→ Exercise directions
Exclude all pictures, then copy each of the records exactly as written.

Plotting code records
** Begin **
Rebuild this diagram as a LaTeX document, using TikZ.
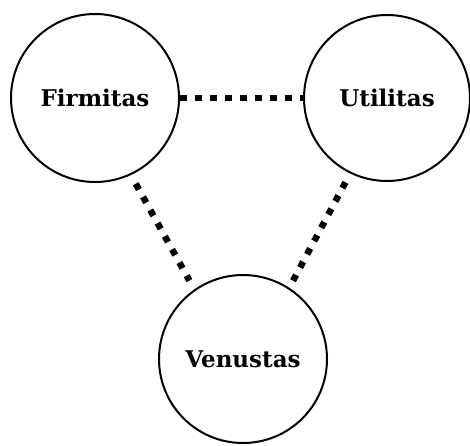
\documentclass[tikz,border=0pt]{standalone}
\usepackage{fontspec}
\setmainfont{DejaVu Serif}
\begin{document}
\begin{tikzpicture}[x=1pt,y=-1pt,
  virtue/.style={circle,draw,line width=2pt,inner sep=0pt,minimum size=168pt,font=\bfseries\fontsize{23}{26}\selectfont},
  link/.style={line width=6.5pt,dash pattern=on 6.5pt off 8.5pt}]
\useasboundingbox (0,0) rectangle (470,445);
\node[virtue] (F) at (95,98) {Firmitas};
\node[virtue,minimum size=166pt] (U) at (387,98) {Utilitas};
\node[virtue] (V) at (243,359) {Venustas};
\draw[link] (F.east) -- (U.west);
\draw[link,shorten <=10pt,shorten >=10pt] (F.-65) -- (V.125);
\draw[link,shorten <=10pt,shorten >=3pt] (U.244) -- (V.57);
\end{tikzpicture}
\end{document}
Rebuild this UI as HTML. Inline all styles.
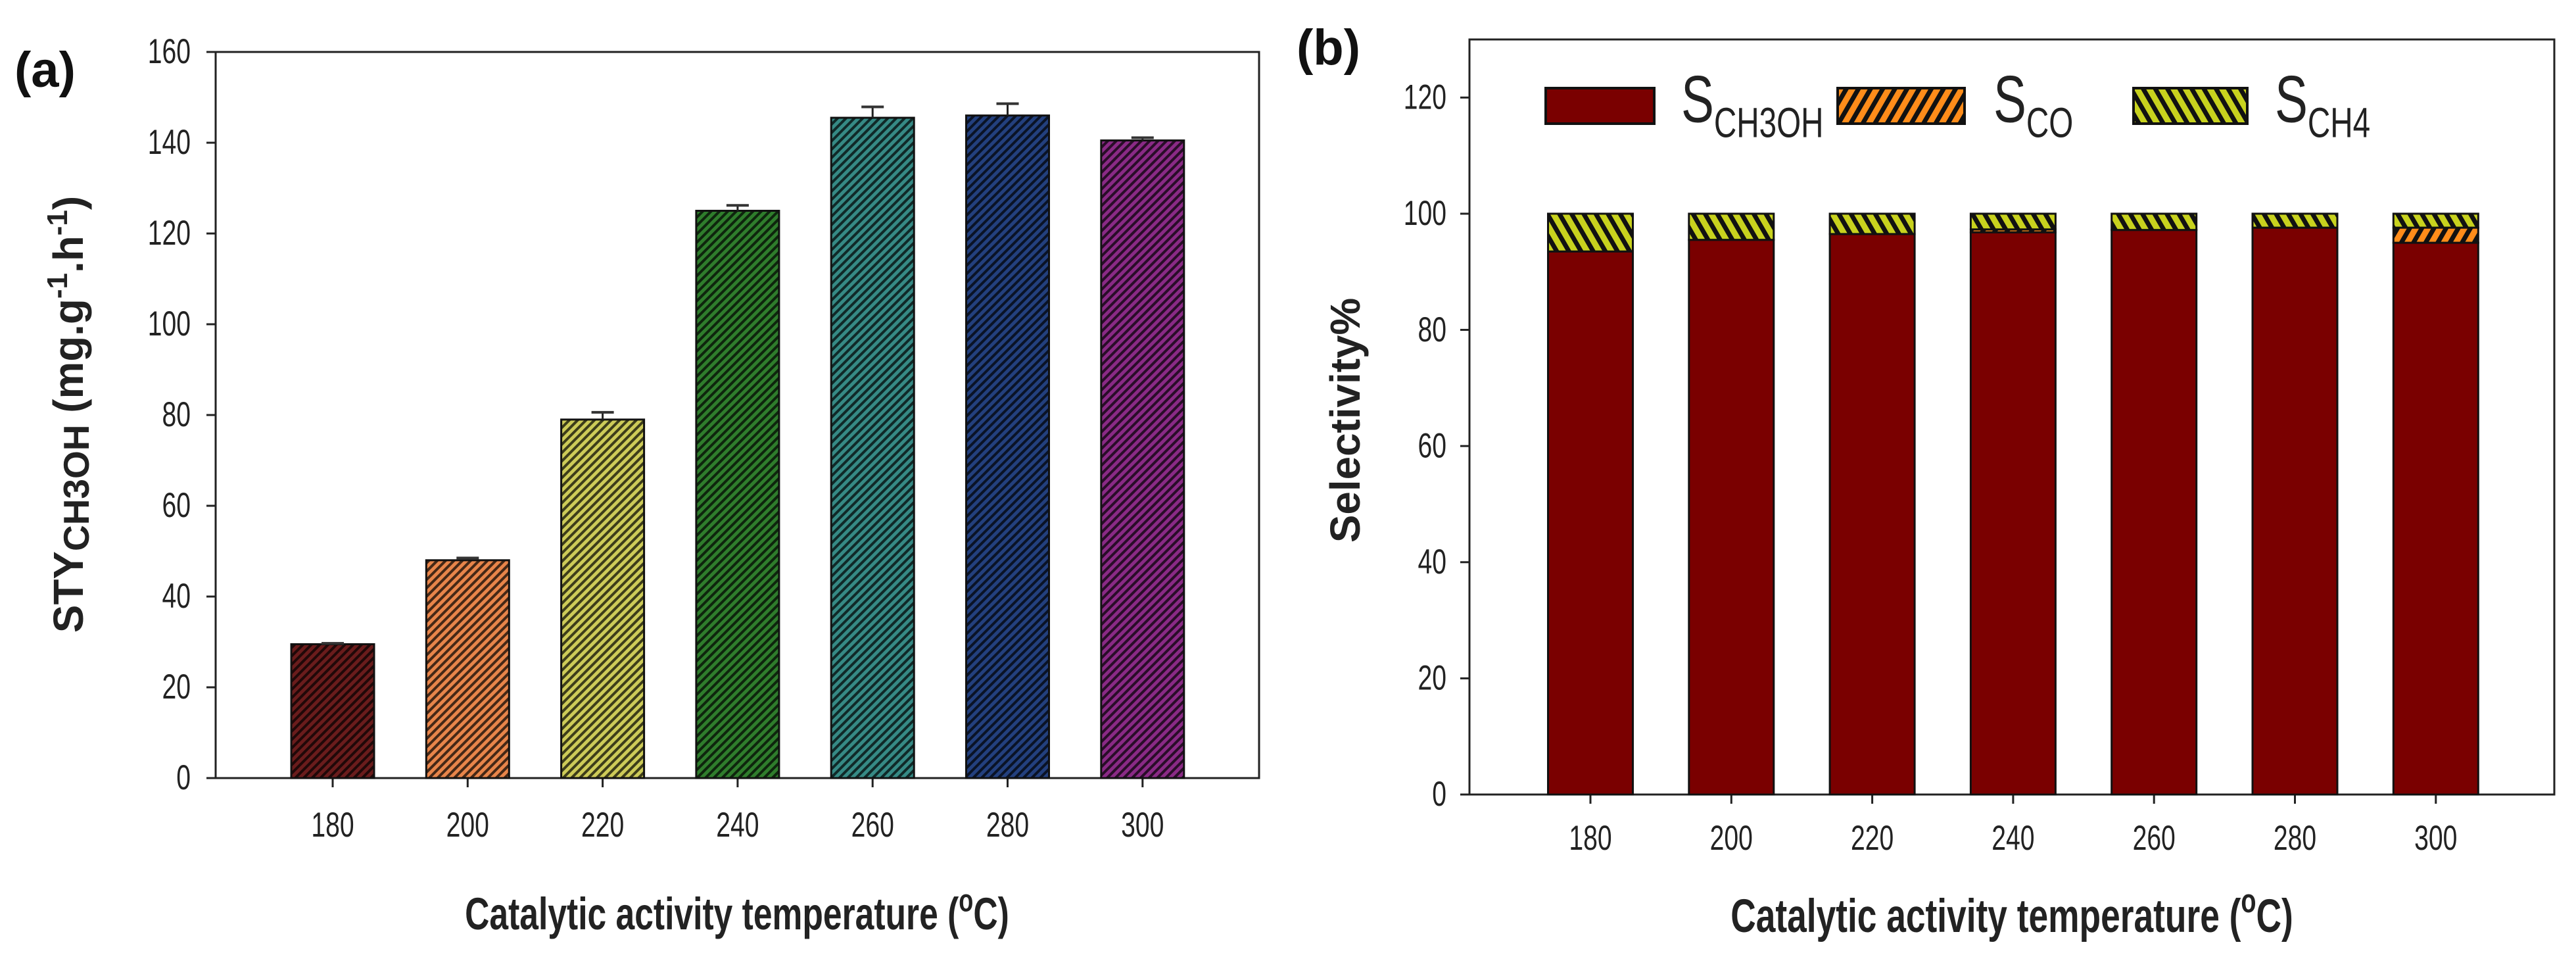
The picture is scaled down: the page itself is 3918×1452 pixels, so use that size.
** End **
→ Task response
Rebuild this diagram as a LaTeX document, using TikZ.
\documentclass[tikz,border=0pt]{standalone}
\usepackage{fontspec}
\setmainfont{DejaVu Serif}
\begin{document}
\begin{tikzpicture}[x=1pt,y=-1pt,
  virtue/.style={circle,draw,line width=2pt,inner sep=0pt,minimum size=168pt,font=\bfseries\fontsize{23}{26}\selectfont},
  link/.style={line width=6.5pt,dash pattern=on 6.5pt off 8.5pt}]
\useasboundingbox (0,0) rectangle (470,445);
\node[virtue] (F) at (95,98) {Firmitas};
\node[virtue,minimum size=166pt] (U) at (387,98) {Utilitas};
\node[virtue] (V) at (243,359) {Venustas};
\draw[link] (F.east) -- (U.west);
\draw[link,shorten <=10pt,shorten >=10pt] (F.-65) -- (V.125);
\draw[link,shorten <=10pt,shorten >=3pt] (U.244) -- (V.57);
\end{tikzpicture}
\end{document}
Rebuild this UI as HTML. Inline all styles.
The picture is scaled down: the page itself is 3918×1452 pixels, so use that size.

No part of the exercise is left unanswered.